Pseudoplexaura porosa, commonly known as the porous sea rod or the porous false plexaura, is a species of gorgonian-type colonial octocoral in the family Plexauridae. It is native to the Caribbean Sea and the Gulf of Mexico.

==Description==
Pseudoplexaura porosa is a large species of coral, growing to a height of about 2.25 m. The colony is tree-like, upright and relatively robust. It grows from a trunk that may be 5 cm thick and branches dichotomously (forking repeatedly into pairs of equal-sized branches). The end branches are long and slightly tapered, averaging about 4 mm thick. The branches are smooth and the tips are soft and slimy. The apertures from which the polyps project are large and crowded together, and are arranged spirally up the branches. The polyps overlap each other, each one having eight tentacles. This octocoral is some shade of pale yellow, tan, or reddish-purple.

==Distribution==
Pseudoplexaura porosa is found in the Caribbean Sea and Gulf of Mexico. Its range extends from Bermuda and Florida to Colombia, and it usually grows on reefs between 3 and 6 m deep, but has been recorded at depths as great as 280 m. This octocoral thrives in areas with strong currents and, in contrast to stony corals, the branches are flexible and sway about with the movement of the water.

==Biology==
The polyps spread out their tentacles to feed on plankton and other fine organic particles both day and night. The octocoral has symbionts in the form of single-celled protists called zooxanthellae that inhabit the tissues. These are photosynthetic and provide their host with nutrients.
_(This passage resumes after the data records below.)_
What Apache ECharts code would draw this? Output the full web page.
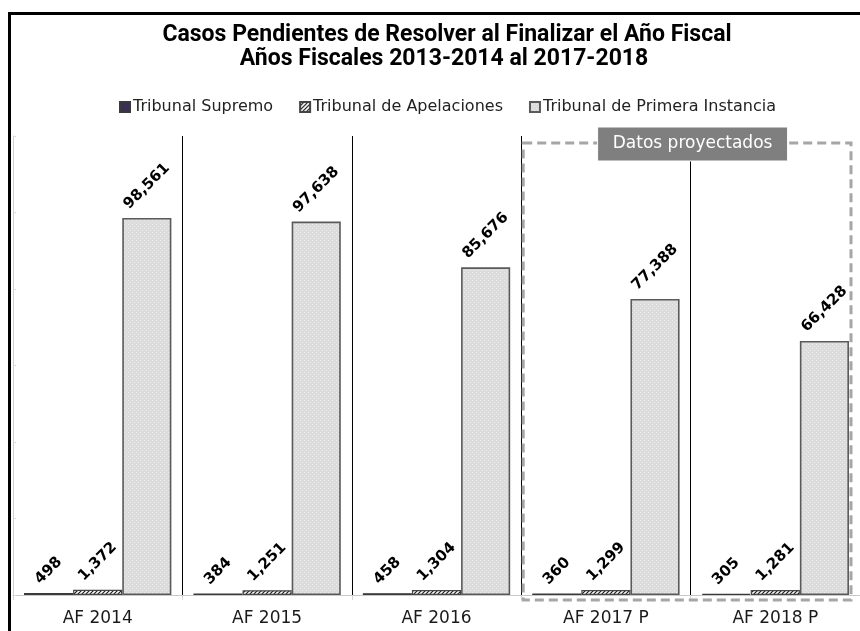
<!DOCTYPE html>
<html>
<head>
<meta charset="utf-8">
<script src="https://cdn.jsdelivr.net/npm/echarts@6/dist/echarts.min.js"></script>
<style>
  html, body { margin: 0; padding: 0; background: #fff; }
  #chart { width: 860px; height: 631px; }
</style>
</head>
<body>
<div id="chart"></div>
<script>
// Fiscal years shown on the category axis
const categories = ['AF 2014', 'AF 2015', 'AF 2016', 'AF 2017 P', 'AF 2018 P'];
// Pending cases at the end of each fiscal year, by court level
const supremo = [498, 384, 458, 360, 305];
const apelaciones = [1372, 1251, 1304, 1299, 1281];
const primeraInstancia = [98561, 97638, 85676, 77388, 66428];
const seriesNames = ['Tribunal Supremo', 'Tribunal de Apelaciones', 'Tribunal de Primera Instancia'];
// Index of the first projected year
const firstProjected = 3;

const chartEl = document.getElementById('chart');
const chart = echarts.init(chartEl, null, { renderer: 'canvas' });

const LABEL_FONT_FAMILY = 'DejaVu Sans';
const LABEL_FONT_SIZE = 15;
const TEXT_FAMILY = 'DejaVu Sans';

// Diagonal hatch used for the appellate court bars
function makeHatch() {
  const c = document.createElement('canvas');
  c.width = 4; c.height = 4;
  const g = c.getContext('2d');
  g.fillStyle = '#ffffff';
  g.fillRect(0, 0, 4, 4);
  g.strokeStyle = '#1a1a1a';
  g.lineWidth = 1.2;
  g.beginPath();
  g.moveTo(-1, 5); g.lineTo(5, -1);
  g.moveTo(-1, 1); g.lineTo(1, -1);
  g.moveTo(3, 5); g.lineTo(5, 3);
  g.stroke();
  return c;
}
// Fine dotted light grey fill for the first-instance bars
function makeDots() {
  const c = document.createElement('canvas');
  c.width = 4; c.height = 4;
  const g = c.getContext('2d');
  g.fillStyle = '#dcdcdc';
  g.fillRect(0, 0, 4, 4);
  g.fillStyle = '#ececec';
  g.fillRect(0, 0, 1, 1);
  g.fillRect(2, 2, 1, 1);
  return c;
}

const hatchPattern = { image: makeHatch(), repeat: 'repeat' };
const dotPattern = { image: makeDots(), repeat: 'repeat' };

// Measure label text so rotated labels sit just above each bar
const measureCtx = document.createElement('canvas').getContext('2d');
measureCtx.font = 'bold ' + LABEL_FONT_SIZE + 'px "' + LABEL_FONT_FAMILY + '"';
function fmt(v) { return v.toLocaleString('en-US'); }
function labelled(values) {
  return values.map(function (v) {
    const w = measureCtx.measureText(fmt(v)).width;
    const d = 6 + (w / 2 + LABEL_FONT_SIZE / 2) * Math.SQRT1_2;
    return { value: v, label: { distance: d } };
  });
}

const barLabel = {
  show: true,
  position: 'top',
  rotate: 45,
  align: 'center',
  verticalAlign: 'middle',
  fontFamily: LABEL_FONT_FAMILY,
  fontSize: LABEL_FONT_SIZE,
  fontWeight: 'bold',
  color: '#000',
  formatter: function (p) { return fmt(p.value); }
};

const option = {
  animation: false,
  backgroundColor: '#fff',
  textStyle: { fontFamily: TEXT_FAMILY },
  legend: {
    left: 114,
    top: 94,
    itemWidth: 10,
    itemHeight: 10,
    itemGap: 26,
    icon: 'rect',
    textStyle: { fontFamily: TEXT_FAMILY, fontSize: 16, color: '#222', padding: [0, 0, 0, -2] },
    data: seriesNames
  },
  grid: { left: 13, right: -4, top: 136, bottom: 36, containLabel: false },
  xAxis: {
    type: 'category',
    data: categories,
    axisLine: { show: true, lineStyle: { color: '#c8c8c8', width: 1 } },
    axisTick: { show: true, length: 5, lineStyle: { color: '#d4d4d4' } },
    axisLabel: { fontFamily: TEXT_FAMILY, fontSize: 17, color: '#1a1a1a', margin: 15 },
    splitLine: { show: true, interval: 0, lineStyle: { color: '#000', width: 1 } }
  },
  yAxis: {
    type: 'value',
    min: 0,
    max: 120000,
    interval: 20000,
    axisLabel: { show: false },
    axisLine: { show: true, lineStyle: { color: '#d0d0d0' } },
    axisTick: { show: true, inside: true, length: 3, lineStyle: { color: '#d8d8d8' } },
    splitLine: { show: false }
  },
  series: [
    {
      name: seriesNames[0],
      type: 'bar',
      data: labelled(supremo),
      barGap: '0%',
      barCategoryGap: '13%',
      itemStyle: { color: '#3b2f55', borderColor: '#3a3a3a', borderWidth: 1.2 },
      label: barLabel
    },
    {
      name: seriesNames[1],
      type: 'bar',
      data: labelled(apelaciones),
      barGap: '0%',
      barCategoryGap: '13%',
      itemStyle: { color: hatchPattern, borderColor: '#444', borderWidth: 1.2 },
      label: barLabel
    },
    {
      name: seriesNames[2],
      type: 'bar',
      data: labelled(primeraInstancia),
      barGap: '0%',
      barCategoryGap: '13%',
      itemStyle: { color: dotPattern, borderColor: '#5a5a5a', borderWidth: 1.6 },
      label: barLabel
    }
  ]
};

chart.setOption(option);

// Frame, titles and the projected-years box
const grid = chart.getModel().getComponent('grid').coordinateSystem.getRect();
const band = grid.width / categories.length;
const projLeft = grid.x + band * firstProjected + 2;
const projRight = grid.x + grid.width - 9;
const projTop = grid.y + 7;
const projBottom = grid.y + grid.height + 5;
const tagCenter = grid.x + band * (firstProjected + 1) + 2;

chart.setOption({
  graphic: [
    {
      type: 'rect', silent: true, z: 100,
      shape: { x: 9.5, y: 13.5, width: 900, height: 700 },
      style: { fill: 'none', stroke: '#000', lineWidth: 3 }
    },
    {
      type: 'text', silent: true, x: 447, y: 35,
      style: {
        text: 'Casos Pendientes de Resolver al Finalizar el Año Fiscal',
        font: 'bold 23px "Roboto"', fill: '#000',
        align: 'center', verticalAlign: 'middle'
      }
    },
    {
      type: 'text', silent: true, x: 444, y: 59,
      style: {
        text: 'Años Fiscales 2013-2014 al 2017-2018',
        font: 'bold 23px "Roboto"', fill: '#000',
        align: 'center', verticalAlign: 'middle'
      }
    },
    {
      type: 'rect', silent: true, z: 50,
      shape: { x: projLeft, y: projTop, width: projRight - projLeft, height: projBottom - projTop },
      style: { fill: 'none', stroke: '#a6a6a6', lineWidth: 3, lineDash: [9, 5] }
    },
    {
      type: 'rect', silent: true, z: 60,
      shape: { x: tagCenter - 95, y: projTop - 16, width: 190, height: 34 },
      style: { fill: '#7f7f7f', stroke: '#ffffff', lineWidth: 1 }
    },
    {
      type: 'text', silent: true, z: 61, x: tagCenter, y: projTop + 1,
      style: {
        text: 'Datos proyectados',
        font: '17px "DejaVu Sans"', fill: '#ffffff',
        align: 'center', verticalAlign: 'middle'
      }
    }
  ]
});
</script>
</body>
</html>
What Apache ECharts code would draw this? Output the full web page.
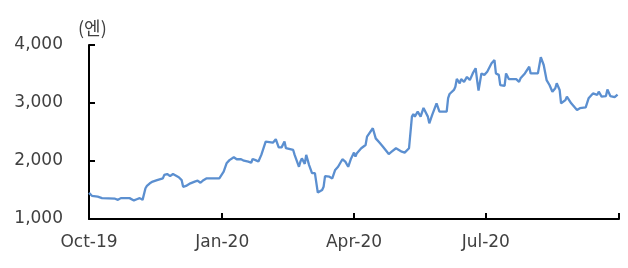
<!DOCTYPE html>
<html>
<head>
<meta charset="utf-8">
<script src="https://cdn.jsdelivr.net/npm/echarts@6/dist/echarts.min.js"></script>
<style>html,body{margin:0;padding:0;background:#fff}#c{width:628px;height:268px}</style>
</head>
<body>
<div id="c"></div>
<script>
// days since 2019-10-01
const days = [0,2,6,9,18,20,22,28,31,33,35,37,38,39,40,42,44,47,51,52,54,56,58,59,62,64,65,67,70,73,75,77,79,81,88,90,
  93,95,97,100,102,105,107,110,112,113,115,117,119,122,123,127,129,131,133,135,136,141,142,145,146,147,149,150,152,154,155,156,158,161,162,163,166,168,170,172,175,177,179,181,
  183,184,185,188,191,192,193,196,198,199,201,203,207,209,212,216,218,221,222,223,224,225,227,229,231,232,234,235,237,240,241,242,247,248,249,252,253,254,256,257,259,261,263,265,267,268,269,271,
  273,275,278,280,281,283,284,287,288,290,295,297,298,301,304,305,310,311,312,314,316,318,320,322,323,325,326,329,330,333,337,339,343,345,348,351,352,354,357,358,360,363,365];
// price (JPY)
const prices = [1450,1400,1385,1360,1350,1330,1360,1360,1320,1340,1360,1330,1330,1530,1570,1615,1645,1670,1700,1760,1775,1740,1775,1760,1720,1670,1555,1570,1615,1645,1660,1625,1670,1700,1700,1700,
  1815,1960,2015,2065,2030,2030,2005,1990,1970,2035,2015,1990,2105,2335,2305,2315,2375,2235,2235,2335,2220,2190,2105,1900,1990,2045,1950,2105,1930,1790,1815,1790,1455,1500,1555,1740,1730,1700,1845,1900,2030,1990,1900,2045,
  2145,2075,2135,2220,2275,2420,2390,2565,2390,2360,2305,2245,2120,2160,2220,2160,2145,2220,2245,2765,2810,2765,2850,2765,2915,2935,2765,2650,2795,2995,2995,2850,2850,3085,3155,3225,3280,3415,3340,3410,3365,3450,3395,3510,3600,3395,3215,3510,
  3485,3540,3685,3740,3510,3485,3310,3295,3510,3410,3410,3365,3425,3510,3625,3510,3510,3485,3790,3655,3395,3310,3195,3255,3340,3225,2995,3050,3110,2995,2880,2910,2925,3080,3165,3140,3195,3110,3120,3235,3120,3100,3145];
const tickDays = [0, 92, 183, 274, 366];
const tickLabels = ['Oct-19', 'Jan-20', 'Apr-20', 'Jul-20', ''];
const yTicks = [1000, 2000, 3000, 4000];
const unitLabel = '(엔)';

const data = days.map((d, i) => [d, prices[i]]);
const chart = echarts.init(document.getElementById('c'), null, {renderer: 'canvas'});
const font = '"DejaVu Sans", sans-serif';
chart.setOption({
  animation: false,
  title: {
    text: unitLabel, left: 78, top: 19, padding: 0,
    textStyle: {fontFamily: '"Noto Sans CJK KR", sans-serif', fontSize: 18, fontWeight: 'normal', color: '#404040'}
  },
  grid: {left: 89, right: 9, top: 45, bottom: 49},
  xAxis: {
    type: 'value', min: 0, max: 366,
    axisLine: {lineStyle: {color: '#000', width: 2}},
    axisTick: {inside: true, length: 6, customValues: tickDays, lineStyle: {color: '#000', width: 2}},
    axisLabel: {
      customValues: tickDays.slice(0, 4),
      formatter: v => tickLabels[tickDays.indexOf(v)] || '',
      fontFamily: font, fontSize: 17, color: '#404040', margin: 15
    },
    splitLine: {show: false}
  },
  yAxis: {
    type: 'value', min: yTicks[0], max: yTicks[yTicks.length - 1], interval: 1000,
    axisLine: {show: true, lineStyle: {color: '#000', width: 2}},
    axisTick: {show: true, inside: true, length: 6, lineStyle: {color: '#000', width: 2}},
    axisLabel: {
      formatter: v => v.toLocaleString('en-US'),
      fontFamily: font, fontSize: 17, color: '#404040', margin: 26
    },
    splitLine: {show: false}
  },
  series: [{
    type: 'line', data: data, showSymbol: false,
    lineStyle: {color: '#5B8FD0', width: 2.3},
    itemStyle: {color: '#5B8FD0'}
  }]
});
</script>
</body>
</html>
The polyps are armed with nematocysts (stinging cells) and can be retracted into the branches defensively. Pseudoplexaura porosa has few predators; animals that sometimes feed on it include the flamingo tongue snail, nudibranchs, butterflyfish and some angelfish.

Individual colonies of P. porosa are either male or female. On particular nights about five days after a full moon in summer and regulated by the lunar cycle, mature colonies liberate gametes into the sea. Planula larvae that develop from fertilised eggs sink to the seabed five days later and undergo metamorphosis to found new colonies. These are soon colonised by zooxanthellae and grow by budding of new polyps. Besides growing asexually and reproducing sexually, pieces of this coral may detach from the parent colony and become fixed to substrate to create a new colony. P. porosa can live for several decades, and the greatest cause of mortality is detachment from the seabed during tropical storms.

==Secondary metabolites==
Several different substances have been isolated from the tissues. One of these is crassin acetate, a diterpene lactone first obtained from this source and found to be present in very high concentrations in the zooxanthellae.
Diterpenoids isolated from Pseudoplexaura porosa show cytotoxic antitumour activity when screened against samples of human tumour cells.